### Exercise instructions:
Your task is to give the listing below back word for word, pictures excluded.

### Data segment:
>> begin
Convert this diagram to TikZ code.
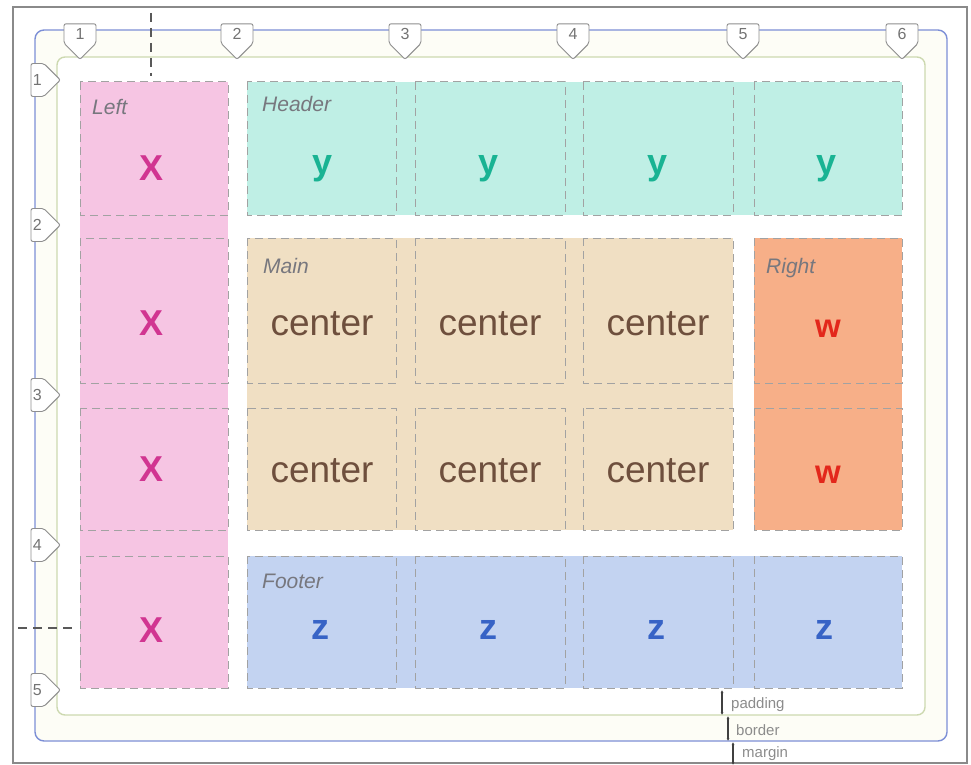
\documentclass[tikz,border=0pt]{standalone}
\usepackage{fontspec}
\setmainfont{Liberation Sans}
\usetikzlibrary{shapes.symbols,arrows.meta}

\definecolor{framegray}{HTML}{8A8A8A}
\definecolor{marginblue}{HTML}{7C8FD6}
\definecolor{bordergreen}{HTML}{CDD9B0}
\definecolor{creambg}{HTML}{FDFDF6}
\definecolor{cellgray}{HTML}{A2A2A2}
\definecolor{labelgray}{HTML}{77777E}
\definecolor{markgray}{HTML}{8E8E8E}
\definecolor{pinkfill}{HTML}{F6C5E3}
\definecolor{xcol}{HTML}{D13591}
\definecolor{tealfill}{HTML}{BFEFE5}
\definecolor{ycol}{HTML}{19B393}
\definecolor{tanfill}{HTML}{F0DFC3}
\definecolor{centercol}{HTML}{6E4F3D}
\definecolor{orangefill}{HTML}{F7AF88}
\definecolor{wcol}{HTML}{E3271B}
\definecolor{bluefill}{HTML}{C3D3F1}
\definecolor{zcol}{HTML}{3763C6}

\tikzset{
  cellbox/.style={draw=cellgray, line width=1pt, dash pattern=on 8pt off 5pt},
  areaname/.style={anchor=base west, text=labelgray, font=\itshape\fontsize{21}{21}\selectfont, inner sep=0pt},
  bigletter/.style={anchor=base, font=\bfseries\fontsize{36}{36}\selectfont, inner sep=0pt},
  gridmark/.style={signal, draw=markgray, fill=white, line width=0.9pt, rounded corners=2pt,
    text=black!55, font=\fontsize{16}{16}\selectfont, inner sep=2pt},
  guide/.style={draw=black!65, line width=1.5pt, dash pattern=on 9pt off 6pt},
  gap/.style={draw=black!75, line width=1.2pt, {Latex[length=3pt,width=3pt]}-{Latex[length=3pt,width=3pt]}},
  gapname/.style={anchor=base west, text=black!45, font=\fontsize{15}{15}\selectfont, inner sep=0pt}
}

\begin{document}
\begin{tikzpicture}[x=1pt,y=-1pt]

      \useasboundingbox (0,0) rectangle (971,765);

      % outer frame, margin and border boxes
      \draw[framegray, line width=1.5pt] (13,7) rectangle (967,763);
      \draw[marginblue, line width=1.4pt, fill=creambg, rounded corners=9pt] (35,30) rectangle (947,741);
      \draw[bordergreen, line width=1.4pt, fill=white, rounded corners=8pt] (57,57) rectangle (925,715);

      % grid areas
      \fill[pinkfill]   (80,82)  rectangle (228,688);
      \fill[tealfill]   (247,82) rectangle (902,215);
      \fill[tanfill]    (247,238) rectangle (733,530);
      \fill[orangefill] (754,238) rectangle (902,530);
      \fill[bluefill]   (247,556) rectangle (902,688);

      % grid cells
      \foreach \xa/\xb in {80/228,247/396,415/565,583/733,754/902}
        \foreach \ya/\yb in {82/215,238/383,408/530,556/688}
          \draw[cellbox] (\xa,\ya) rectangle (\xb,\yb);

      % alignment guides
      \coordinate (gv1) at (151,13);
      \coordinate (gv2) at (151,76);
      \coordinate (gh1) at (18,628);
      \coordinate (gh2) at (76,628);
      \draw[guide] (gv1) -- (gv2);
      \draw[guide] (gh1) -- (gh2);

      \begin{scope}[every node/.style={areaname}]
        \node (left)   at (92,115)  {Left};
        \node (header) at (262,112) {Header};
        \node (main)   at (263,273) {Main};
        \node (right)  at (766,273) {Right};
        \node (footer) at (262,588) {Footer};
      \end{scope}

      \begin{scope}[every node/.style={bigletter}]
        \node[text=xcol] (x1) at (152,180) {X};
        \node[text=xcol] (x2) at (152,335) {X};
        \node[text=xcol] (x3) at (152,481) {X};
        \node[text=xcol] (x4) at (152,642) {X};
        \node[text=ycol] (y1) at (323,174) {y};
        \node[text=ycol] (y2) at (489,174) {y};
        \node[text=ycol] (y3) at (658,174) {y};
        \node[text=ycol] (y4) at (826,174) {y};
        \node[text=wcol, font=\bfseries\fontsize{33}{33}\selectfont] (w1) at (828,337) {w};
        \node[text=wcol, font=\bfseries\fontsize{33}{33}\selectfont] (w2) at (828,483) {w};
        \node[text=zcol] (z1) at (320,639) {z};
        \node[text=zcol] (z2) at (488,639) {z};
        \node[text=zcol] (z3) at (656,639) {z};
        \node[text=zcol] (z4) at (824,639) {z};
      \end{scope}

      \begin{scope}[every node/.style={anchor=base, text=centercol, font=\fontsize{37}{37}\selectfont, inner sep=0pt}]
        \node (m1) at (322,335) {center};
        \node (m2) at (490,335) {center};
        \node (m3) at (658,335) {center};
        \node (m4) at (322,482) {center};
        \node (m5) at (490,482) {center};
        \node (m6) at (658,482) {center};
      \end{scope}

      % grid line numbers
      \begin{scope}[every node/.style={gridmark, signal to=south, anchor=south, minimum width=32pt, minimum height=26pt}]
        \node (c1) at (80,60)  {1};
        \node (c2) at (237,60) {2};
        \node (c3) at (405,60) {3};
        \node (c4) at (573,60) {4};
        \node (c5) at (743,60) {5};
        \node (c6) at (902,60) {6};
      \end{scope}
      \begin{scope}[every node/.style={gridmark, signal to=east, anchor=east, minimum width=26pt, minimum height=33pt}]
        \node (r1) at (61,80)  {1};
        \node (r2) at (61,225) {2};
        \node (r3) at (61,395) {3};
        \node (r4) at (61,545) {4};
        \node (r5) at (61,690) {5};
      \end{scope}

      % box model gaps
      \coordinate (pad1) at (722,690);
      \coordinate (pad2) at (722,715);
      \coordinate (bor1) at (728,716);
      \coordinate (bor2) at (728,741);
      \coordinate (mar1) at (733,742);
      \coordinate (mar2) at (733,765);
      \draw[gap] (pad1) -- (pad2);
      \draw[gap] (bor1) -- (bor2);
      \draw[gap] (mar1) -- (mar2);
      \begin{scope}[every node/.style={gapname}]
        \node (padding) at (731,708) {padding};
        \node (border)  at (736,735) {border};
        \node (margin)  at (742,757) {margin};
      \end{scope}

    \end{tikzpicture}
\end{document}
>> end
### Written solution:
Convert this diagram to TikZ code.
\documentclass[tikz,border=0pt]{standalone}
\usepackage{fontspec}
\setmainfont{Liberation Sans}
\usetikzlibrary{shapes.symbols,arrows.meta}

\definecolor{framegray}{HTML}{8A8A8A}
\definecolor{marginblue}{HTML}{7C8FD6}
\definecolor{bordergreen}{HTML}{CDD9B0}
\definecolor{creambg}{HTML}{FDFDF6}
\definecolor{cellgray}{HTML}{A2A2A2}
\definecolor{labelgray}{HTML}{77777E}
\definecolor{markgray}{HTML}{8E8E8E}
\definecolor{pinkfill}{HTML}{F6C5E3}
\definecolor{xcol}{HTML}{D13591}
\definecolor{tealfill}{HTML}{BFEFE5}
\definecolor{ycol}{HTML}{19B393}
\definecolor{tanfill}{HTML}{F0DFC3}
\definecolor{centercol}{HTML}{6E4F3D}
\definecolor{orangefill}{HTML}{F7AF88}
\definecolor{wcol}{HTML}{E3271B}
\definecolor{bluefill}{HTML}{C3D3F1}
\definecolor{zcol}{HTML}{3763C6}

\tikzset{
  cellbox/.style={draw=cellgray, line width=1pt, dash pattern=on 8pt off 5pt},
  areaname/.style={anchor=base west, text=labelgray, font=\itshape\fontsize{21}{21}\selectfont, inner sep=0pt},
  bigletter/.style={anchor=base, font=\bfseries\fontsize{36}{36}\selectfont, inner sep=0pt},
  gridmark/.style={signal, draw=markgray, fill=white, line width=0.9pt, rounded corners=2pt,
    text=black!55, font=\fontsize{16}{16}\selectfont, inner sep=2pt},
  guide/.style={draw=black!65, line width=1.5pt, dash pattern=on 9pt off 6pt},
  gap/.style={draw=black!75, line width=1.2pt, {Latex[length=3pt,width=3pt]}-{Latex[length=3pt,width=3pt]}},
  gapname/.style={anchor=base west, text=black!45, font=\fontsize{15}{15}\selectfont, inner sep=0pt}
}

\begin{document}
\begin{tikzpicture}[x=1pt,y=-1pt]

      \useasboundingbox (0,0) rectangle (971,765);

      % outer frame, margin and border boxes
      \draw[framegray, line width=1.5pt] (13,7) rectangle (967,763);
      \draw[marginblue, line width=1.4pt, fill=creambg, rounded corners=9pt] (35,30) rectangle (947,741);
      \draw[bordergreen, line width=1.4pt, fill=white, rounded corners=8pt] (57,57) rectangle (925,715);

      % grid areas
      \fill[pinkfill]   (80,82)  rectangle (228,688);
      \fill[tealfill]   (247,82) rectangle (902,215);
      \fill[tanfill]    (247,238) rectangle (733,530);
      \fill[orangefill] (754,238) rectangle (902,530);
      \fill[bluefill]   (247,556) rectangle (902,688);

      % grid cells
      \foreach \xa/\xb in {80/228,247/396,415/565,583/733,754/902}
        \foreach \ya/\yb in {82/215,238/383,408/530,556/688}
          \draw[cellbox] (\xa,\ya) rectangle (\xb,\yb);

      % alignment guides
      \coordinate (gv1) at (151,13);
      \coordinate (gv2) at (151,76);
      \coordinate (gh1) at (18,628);
      \coordinate (gh2) at (76,628);
      \draw[guide] (gv1) -- (gv2);
      \draw[guide] (gh1) -- (gh2);

      \begin{scope}[every node/.style={areaname}]
        \node (left)   at (92,115)  {Left};
        \node (header) at (262,112) {Header};
        \node (main)   at (263,273) {Main};
        \node (right)  at (766,273) {Right};
        \node (footer) at (262,588) {Footer};
      \end{scope}

      \begin{scope}[every node/.style={bigletter}]
        \node[text=xcol] (x1) at (152,180) {X};
        \node[text=xcol] (x2) at (152,335) {X};
        \node[text=xcol] (x3) at (152,481) {X};
        \node[text=xcol] (x4) at (152,642) {X};
        \node[text=ycol] (y1) at (323,174) {y};
        \node[text=ycol] (y2) at (489,174) {y};
        \node[text=ycol] (y3) at (658,174) {y};
        \node[text=ycol] (y4) at (826,174) {y};
        \node[text=wcol, font=\bfseries\fontsize{33}{33}\selectfont] (w1) at (828,337) {w};
        \node[text=wcol, font=\bfseries\fontsize{33}{33}\selectfont] (w2) at (828,483) {w};
        \node[text=zcol] (z1) at (320,639) {z};
        \node[text=zcol] (z2) at (488,639) {z};
        \node[text=zcol] (z3) at (656,639) {z};
        \node[text=zcol] (z4) at (824,639) {z};
      \end{scope}

      \begin{scope}[every node/.style={anchor=base, text=centercol, font=\fontsize{37}{37}\selectfont, inner sep=0pt}]
        \node (m1) at (322,335) {center};
        \node (m2) at (490,335) {center};
        \node (m3) at (658,335) {center};
        \node (m4) at (322,482) {center};
        \node (m5) at (490,482) {center};
        \node (m6) at (658,482) {center};
      \end{scope}

      % grid line numbers
      \begin{scope}[every node/.style={gridmark, signal to=south, anchor=south, minimum width=32pt, minimum height=26pt}]
        \node (c1) at (80,60)  {1};
        \node (c2) at (237,60) {2};
        \node (c3) at (405,60) {3};
        \node (c4) at (573,60) {4};
        \node (c5) at (743,60) {5};
        \node (c6) at (902,60) {6};
      \end{scope}
      \begin{scope}[every node/.style={gridmark, signal to=east, anchor=east, minimum width=26pt, minimum height=33pt}]
        \node (r1) at (61,80)  {1};
        \node (r2) at (61,225) {2};
        \node (r3) at (61,395) {3};
        \node (r4) at (61,545) {4};
        \node (r5) at (61,690) {5};
      \end{scope}

      % box model gaps
      \coordinate (pad1) at (722,690);
      \coordinate (pad2) at (722,715);
      \coordinate (bor1) at (728,716);
      \coordinate (bor2) at (728,741);
      \coordinate (mar1) at (733,742);
      \coordinate (mar2) at (733,765);
      \draw[gap] (pad1) -- (pad2);
      \draw[gap] (bor1) -- (bor2);
      \draw[gap] (mar1) -- (mar2);
      \begin{scope}[every node/.style={gapname}]
        \node (padding) at (731,708) {padding};
        \node (border)  at (736,735) {border};
        \node (margin)  at (742,757) {margin};
      \end{scope}

    \end{tikzpicture}
\end{document}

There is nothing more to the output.